Sujet 2 – Désobéir, est-ce nécessairement mal agir ?
Sujet 3 – Commentaire de texte
Une langue suppose une suite de pensées, et cest par cette raison que les animaux n’ont aucune langue. Quand même on voudrait leur accorder quelque chose de semblable à nos premières appréhensions* et à nos sensations grossières et les plus machinales, il paraît certain qu’ils sont incapables de former cette association d’idées, qui seule peut produire la réflexion, dans laquelle cependant consiste l’essence de la pensée. C’est parce qu’ils ne peuvent joindre ensemble aucune idée, qu’ils ne pensent ni ne parlent, c’est par la même raison qu’ils n’inventent et ne perfectionnent rien. S’ils étaient doués de la puissance de réfléchir, même au plus petit degré, ils seraient capables de quelque espèce de progrès ; ils acquerraient plus d’industrie ; les castors d’aujourd’hui bâtiraient avec plus d’art et de solidité que ne bâtissaient les premiers castors ; l’abeille perfectionnerait encore tous les jours la cellule qu’elle habite : car si on suppose que cette cellule est aussi parfaite qu’elle peut l’être, on donne à cet insecte plus d’esprit que nous n’en avons ; on lui accorde une intelligence supérieure à la nôtre, par laquelle il apercevrait tout d’un coup le dernier point de perfection auquel il doit porter son ouvrage, tandis que nous – mêmes nous ne voyons jamais clairement ce point, et qu’il nous faut beaucoup de réflexions, de temps et dhabitude pour perfectionner le moindre de nos arts.
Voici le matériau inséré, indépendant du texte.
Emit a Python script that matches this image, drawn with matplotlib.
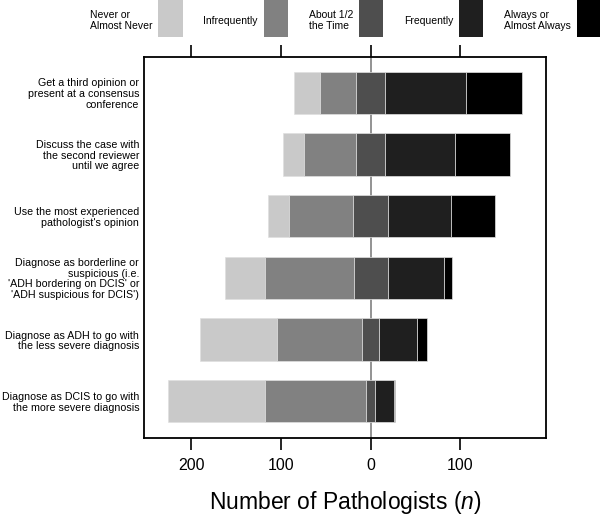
import matplotlib
matplotlib.use('Agg')
import matplotlib.pyplot as plt
import numpy as np
from matplotlib.patches import Patch

plt.rcParams['font.family'] = ['Liberation Sans', 'DejaVu Sans']
plt.rcParams['mathtext.fontset'] = 'custom'
plt.rcParams['mathtext.it'] = 'Liberation Sans:italic'
plt.rcParams['mathtext.rm'] = 'Liberation Sans'

# categories, top to bottom
strategies = [
  'Get a third opinion or\npresent at a consensus\nconference',
  'Discuss the case with\nthe second reviewer\nuntil we agree',
  "Use the most experienced\npathologist's opinion",
  "Diagnose as borderline or\nsuspicious (i.e.\n'ADH bordering on DCIS' or\n'ADH suspicious for DCIS')",
  'Diagnose as ADH to go with\nthe less severe diagnosis',
  'Diagnose as DCIS to go with\nthe more severe diagnosis',
]
responses = ['Never or\nAlmost Never', 'Infrequently', 'About 1/2\nthe Time', 'Frequently', 'Always or\nAlmost Always']
colors = ['#c9c9c9', '#818181', '#4e4e4e', '#1f1f1f', '#000000']

# number of pathologists per response
never = [29, 24, 24, 45, 86, 109]
infrequently = [40, 58, 71, 99, 95, 112]
half = [32, 32, 39, 38, 20, 11]
frequently = [91, 78, 70, 63, 42, 21]
always = [62, 62, 50, 9, 11, 1]

tick_pos = [-200, -100, 0, 100]
tick_lab = ['200', '100', '0', '100']

counts = np.array([never, infrequently, half, frequently, always], dtype=float)
n = len(strategies)
y = np.arange(n)[::-1]

fig = plt.figure(figsize=(6.0, 5.15), dpi=100, facecolor='w')
ax = fig.add_axes([0.24, 0.149, 0.67, 0.7404])

# diverging: centre of the "About 1/2" segment sits on zero
left = -(counts[0] + counts[1] + counts[2] / 2)
for k in range(5):
  ax.barh(y, counts[k], left=left, height=0.686, color=colors[k],
          edgecolor='#e0e0e0', linewidth=0.5, zorder=2)
  left = left + counts[k]

ax.axvline(0, color='#8a8a8a', linewidth=1.3, zorder=1)

ax.set_xlim(-253, 196)
ax.set_ylim(-0.60, n - 1 + 0.58)
ax.set_yticks(y)
ax.set_yticklabels(strategies, fontsize=7.7, linespacing=1.08)
ax.tick_params(axis='y', length=0, pad=3.5)
ax.set_xticks(tick_pos)
ax.set_xticklabels(tick_lab, fontsize=11.5)
ax.tick_params(axis='x', direction='out', length=8.5, width=1.2, top=True, pad=6)
for s in ax.spines.values():
  s.set_linewidth(1.3)
ax.set_xlabel(r'Number of Pathologists ($n$)', fontsize=16.5, labelpad=11)

handles = [Patch(facecolor=c, edgecolor='none') for c in colors]
leg = fig.legend(handles, responses, loc='upper left', bbox_to_anchor=(90 / 600, 1.0),
                 ncol=5, frameon=False, markerfirst=False, fontsize=7.5,
                 handlelength=2.35, handleheight=5.15, handletextpad=0.55,
                 columnspacing=1.98, borderpad=0, borderaxespad=0)
for t in leg.get_texts():
  t.set_linespacing(1.15)
  t.set_position((0, -3))

plt.savefig('out.png', dpi=100)
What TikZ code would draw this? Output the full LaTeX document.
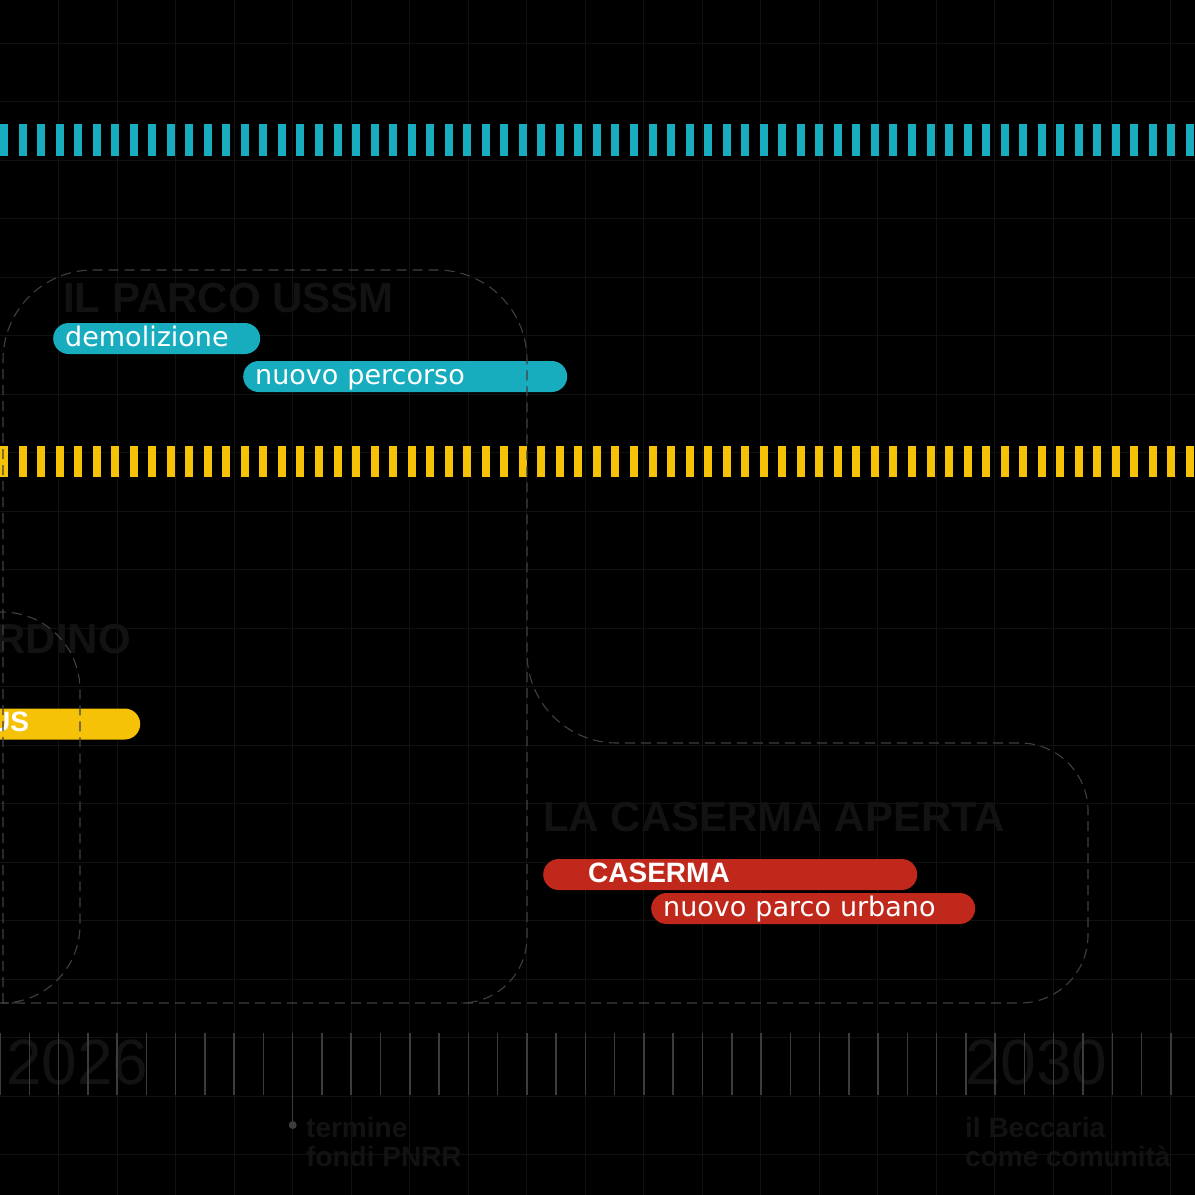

Diderot, Encyclopédie, 1751
* appréhensions : ici les actes par lesquels l’esprit comprend.
Série S :
Sujet 1 – Une société sans religion est-elle possible ?
Sujet 2 – Connaître le réel, est-ce le dominer ?
[attention au concept de réel qui est l’un des plus difficiles à aborder, surtout quand il est précédé de l’article défini!]
Sujet 3 – Commentaire de texte
Il y a ( …) des circonstances où les actes qui nous paraissent les plus dignes d’un homme juste, de l’homme que nous appelons homme de bien, se transforment en leurs contraires ; rendre un dépôt, faire une promesse et d’une manière générale accomplir ce qu’exigent la sincérité et la bonne foi, ce sont des devoirs que, dans certains cas, il devient juste d’enfreindre et de ne pas observer. Il convient de se rapporter ici aux fondements de la justice que j’ai posés au début : d’abord ne pas nuire à quiconque, ensuite être au service de l’intérêt commun. Quand les circonstances changent, le devoir change lui aussi, et il n’est pas toujours le même : il peut arriver que tenir une promesse convenue soit nuisible ou à celui à qui on a fait la promesse, ou à celui qui a promis. (…) Il ne faut donc pas tenir les promesses qui sont nuisibles à ceux à qui on les a faites ; et également, si elles nous nuisent plus qu’elles ne servent à celui à qui nous les avons faites, il n’est pas contraire au devoir de préférer le plus au moins : par exemple, si l’on s’est engagé envers quelqu’un à venir en personne pour l’assister, et si dans l’intervalle on a un fils qui tombe gravement malade, il n’est pas contraire au devoir de ne pas faire ce qu’on avait dit qu’on ferait ; et c’est plutôt celui à qui l’on a fait la promesse qui s’écarterait de son devoir s’il se plaignait d’avoir été abandonné.